Having a good kit in your car is always a good idea. I'm sure you could even find plenty of those items at the dollar section of target or walmart.

kimlovescats
12-07-2006, 01:16 PM
Good thread, and good advice, Richard!

Blue_Frog
12-07-2006, 01:23 PM
Thanks for the reminder! I took out my kit when I moved in Sept. because I needed the space and never put it back in my truck since then.

Also, one thing to add is a long burning candle -- both for light and warmth :)

catland
12-07-2006, 01:31 PM
Another piece of advice I heard driving home was - to prevent hypothermia in a situation like this...

Take that handy knife that Richard told you to pack and cut up the car upholstery so you can stuff the batting in your clothes and shoes.

Still not warm enough? Scavenge for twigs, leaves, bark, anything you can stuff in your clothes to create dead air space to hold in your body heat.


This is such a sad, sad story.

borzoimom
12-07-2006, 01:48 PM
Another piece of advice I heard driving home was - to prevent hypothermia in a situation like this...

Take that handy knife that Richard told you to pack and cut up the car upholstery so you can stuff the batting in your clothes and shoes.

Still not warm enough? Scavenge for twigs, leaves, bark, anything you can stuff in your clothes to create dead air space to hold in your body heat.


This is such a sad, sad story.
Oh wow that is a good one..

kuhio98
12-07-2006, 02:12 PM
In the winter, we add a thick, polar fleece blanket and a coffee can full of kitty litter to our emergency kit in the trunk.

BitsyNaceyDog
12-07-2006, 08:51 PM
Justin and I keep a fire extinguisher in each of our cars too. Though if your car is on fire the best thing to do is get out and get far away from it, it's still not a bad idea to have one.

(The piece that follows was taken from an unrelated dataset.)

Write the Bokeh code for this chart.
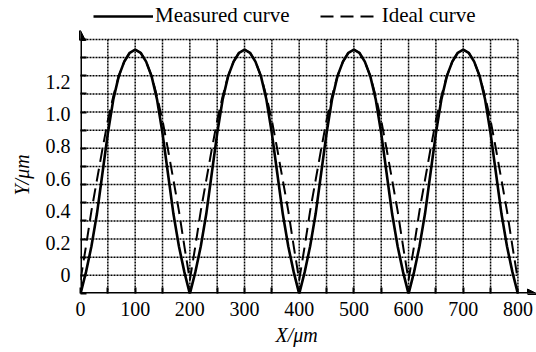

We also keep a flashlight in our cars. They now make ones that don't even need batteries, you just shake them.

Lady's Human
12-07-2006, 09:10 PM
Mandatory Winter emergency Kit for soldiers:

First aid kit (Mandatory year round)

Road Flares

3 days of food (MRE's work great, one MRE is 3000 calories, don't need to carry many of them to last for a long time)

water

a sleeping bag

warm clothing (Polypro underwear in most cases, REALLY warm, and at about $9 for a shirt and $8 for the pants, cheap)

a shovel, and sand.

Most of us add a tool kit of some sort.

cmayer31
12-07-2006, 11:35 PM
Very good idea for a thread, Richard!

I have a few must haves in my truck:

(Some of this is EMT/First responder, so might not be normal)

Multi-tool / knife
Flashlight
Extra sweater or blanket
First aid kit
Non-rebreather mask
BP cuff and stethoscope
Sam Splints - soft splints that are multi-purpose
Extra triangle bandages with safety pins
Sunscreen
Tool kit

If I plan on making a long trip, or if I'm going someplace I don't know I'll add:

A bag of food with beef jerky, hard candy, and some MRE style meals.
At least a gallon of water
Extra engine oil and radiator coolant
Rope
Electrical and duct tape
Exta fuses for the specific vehicle
Blanket

There have been some really good items listed in this thread. Another great thing to remember that if for some reason you do end up lost pull of your rear view mirror. It makes an excellent signaling device if the sun is out. Another trick that my grandfather taught me is to use the exhaust manifold to heat food and water.